Suddenly, the finality of adulthood is all too real.He’s not the only one who’s feeling ‘young and restless’ though. His friends all have issues in the romance department: one is in the complete agony of dumpsville, another is getting married, another feels bored and trapped, while a fourth only wants to have ‘fun’. Even the senior couple in this melodrama, are at a crisis point in their thirty-year marriage.
As if he weren’t confused enough, a gorgeous, precocious little college coed enters Michael’s life and proves to be a temptation too strong to resist in his weakened state. To say that his infidelity proves to be a horrible mistake would be an understatement.
There are times when this movie is very hard to watch. It rings with so much truth, I sometimes hated it. It would be nice if all guys wanted the same things that most women want but as the saying goes, those dudes are from Mars and we are from Venus. Even the chicks that come across like Martians turn out to be Venetians in disguise when ‘party girls’ end up wanting a committed relationship with their fun.
All the actors do a great job of breathing life and believability into their characters. You’ve met all these people before. You’re one of them. Is it the person afraid to commit? The one happy with newfound freedom? The unappreciated one? The one who’s been cheated on? The one who just can’t seem to scratch his or her way out of the doghouse?
Zach Braff once again does a great job. You will feel his pain and regret as well as his confusion and awkwardness. Jacinda Barrett (Bridger Jones: The Edge of Reason) is very comfortable in her role as his pregnant girlfriend who gets a very rude awakening.
While Rachel Bilson (The O.C.),in her big screen debut, is fetching as the college coed enamored with an older man.

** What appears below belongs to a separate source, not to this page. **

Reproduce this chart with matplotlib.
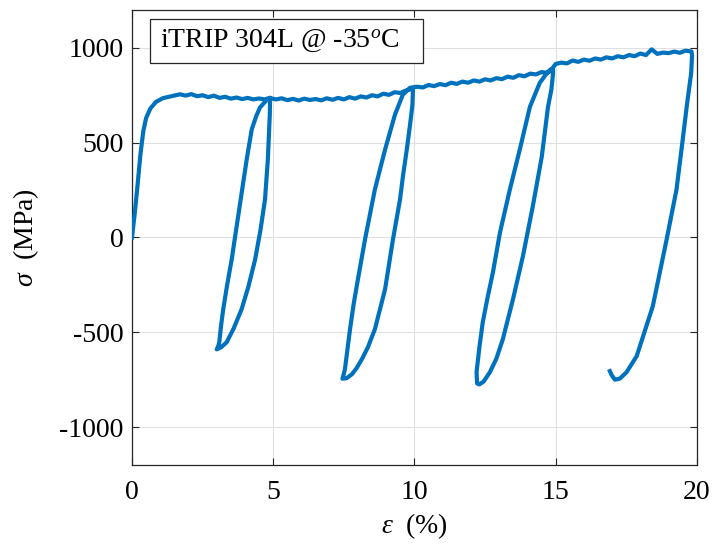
import numpy as np
import matplotlib
matplotlib.use('Agg')
import matplotlib.pyplot as plt
from matplotlib.patches import Rectangle

# strain (%) / stress (MPa), segment by segment
strain_load = [0, 0.1, 0.2, 0.3, 0.4, 0.5, 0.65, 0.85, 1.1, 1.4, 1.7, 1.9, 2.1, 2.3, 2.5, 2.7, 2.9, 3.1, 3.3, 3.5, 3.7, 3.9, 4.1, 4.3, 4.5, 4.7, 4.89]
stress_load = [0, 130, 280, 440, 560, 630, 680, 715, 735, 745, 755, 748, 756, 745, 750, 740, 748, 736, 742, 732, 738, 730, 736, 728, 733, 728, 737]

strain_loop1 = [4.88, 4.86, 4.81, 4.71, 4.55, 4.36, 4.12, 3.88, 3.6, 3.35, 3.15, 3.0,
                3.05, 3.09, 3.15, 3.23, 3.37, 3.53, 3.8, 4.06, 4.24, 4.4, 4.53, 4.75, 4.9]
stress_loop1 = [650, 584, 410, 200, 40, -116, -260, -379, -480, -553, -580, -590,
                -575, -553, -470, -379, -250, -116, 150, 410, 570, 640, 685, 722, 735]

strain_plat2 = [5.1, 5.3, 5.5, 5.7, 5.9, 6.1, 6.3, 6.5, 6.7, 6.9, 7.1, 7.3, 7.5, 7.7, 7.9, 8.1, 8.3, 8.5, 8.7, 8.9, 9.1, 9.3, 9.5, 9.7, 9.95]
stress_plat2 = [728, 734, 724, 731, 722, 732, 725, 730, 723, 734, 726, 736, 728, 740, 732, 744, 738, 750, 744, 758, 752, 766, 762, 775, 785]

strain_loop2 = [9.93, 9.85, 9.73, 9.6, 9.49, 9.24, 8.96, 8.6, 8.35, 8.14, 7.95, 7.79, 7.6, 7.45,
                7.5, 7.54, 7.62, 7.72, 7.85, 8.0, 8.25, 8.6, 8.96, 9.31, 9.59, 9.84, 9.95]
stress_loop2 = [700, 600, 463, 330, 200, -11, -274, -484, -580, -642, -690, -721, -742, -745,
                -720, -695, -600, -484, -350, -221, -11, 253, 463, 647, 753, 789, 792]

strain_plat3 = [10.1, 10.3, 10.5, 10.7, 10.9, 11.1, 11.3, 11.5, 11.7, 11.9, 12.1, 12.3, 12.5, 12.7, 12.9, 13.1, 13.3, 13.5, 13.7, 13.9, 14.1, 14.3, 14.5, 14.7, 14.91]
stress_plat3 = [795, 791, 804, 798, 809, 803, 816, 810, 822, 816, 828, 822, 834, 828, 840, 835, 848, 842, 856, 850, 864, 860, 872, 868, 885]

strain_loop3 = [14.91, 14.85, 14.73, 14.51, 14.19, 13.84, 13.49, 13.13, 12.9, 12.67, 12.45, 12.3, 12.22,
                12.2, 12.3, 12.42, 12.6, 12.78, 13.03, 13.38, 13.73, 14.09, 14.44, 14.73, 14.9]
stress_loop3 = [868, 780, 689, 426, 163, -100, -326, -537, -640, -711, -760, -775, -770,
                -711, -580, -447, -310, -184, 26, 253, 463, 689, 816, 874, 895]

strain_plat4 = [15.0, 15.2, 15.4, 15.6, 15.8, 16.0, 16.2, 16.4, 16.6, 16.8, 17.0, 17.2, 17.4, 17.6, 17.8, 18.0, 18.2, 18.4, 18.6, 18.8, 19.0, 19.2, 19.4, 19.6, 19.81]
stress_plat4 = [915, 922, 918, 933, 926, 938, 932, 944, 938, 950, 944, 956, 950, 962, 956, 970, 962, 992, 968, 975, 972, 980, 974, 985, 981]

strain_unload = [19.83, 19.8, 19.65, 19.5, 19.28, 18.93, 18.44, 17.87, 17.51, 17.27, 17.1, 16.98, 16.92]
stress_unload = [960, 868, 700, 516, 253, -11, -363, -626, -711, -745, -750, -725, -705]

xticks = [0, 5, 10, 15, 20]
yticks = [-1000, -500, 0, 500, 1000]

strain = np.concatenate([strain_load, strain_loop1, strain_plat2, strain_loop2,
                         strain_plat3, strain_loop3, strain_plat4, strain_unload])
stress = np.concatenate([stress_load, stress_loop1, stress_plat2, stress_loop2,
                         stress_plat3, stress_loop3, stress_plat4, stress_unload])

plt.rcParams['font.family'] = ['Liberation Serif', 'DejaVu Serif']
plt.rcParams['mathtext.fontset'] = 'custom'
plt.rcParams['mathtext.rm'] = 'Liberation Serif'
plt.rcParams['mathtext.it'] = 'Liberation Serif:italic'
plt.rcParams['axes.unicode_minus'] = False

fig = plt.figure(figsize=(7.15, 5.45), dpi=100)
ax = fig.add_axes([0.1846, 0.1468, 0.79, 0.835])

ax.plot(strain, stress, color='#0072BD', lw=3, zorder=3)

ax.set_xlim(0, 20)
ax.set_ylim(-1200, 1200)
ax.set_xticks(xticks)
ax.set_yticks(yticks)
ax.grid(True, color='#e0e0e0', lw=0.8)
ax.set_axisbelow(True)
ax.tick_params(direction='in', top=True, right=True, length=5, width=0.8, color='#262626', labelsize=20)
ax.tick_params(axis='x', pad=11)
ax.tick_params(axis='y', pad=6)
for s in ax.spines.values():
    s.set_color('#262626')
    s.set_linewidth(0.9)

ax.set_xlabel(r'$\varepsilon\ $ (%)', fontsize=20, labelpad=4)
ax.set_ylabel(r'$\sigma\ $ (MPa)', fontsize=20, labelpad=13)

# annotation box
ax.add_patch(Rectangle((0.032, 0.8835), 0.483, 0.0965, transform=ax.transAxes,
                       fc='white', ec='#262626', lw=0.9, zorder=4))
ax.text(0.0496, 0.932, 'iTRIP 304L @ -35$^o$C', transform=ax.transAxes, fontsize=20,
        va='center', ha='left', zorder=5)

fig.savefig('out.png', dpi=100)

Blythe Danner turns in a gut wrenching performance sure to get a nomination come Oscar time, matched in quiet strength by Michael Weston (Garden State, The Full Monty). They play Braff’s girlfriend’s parents with heart and a weariness that can only come from thirty years of work. Because if you ever doubted it before, this movie is a testament to the fact that good relationships take work. A lot of work.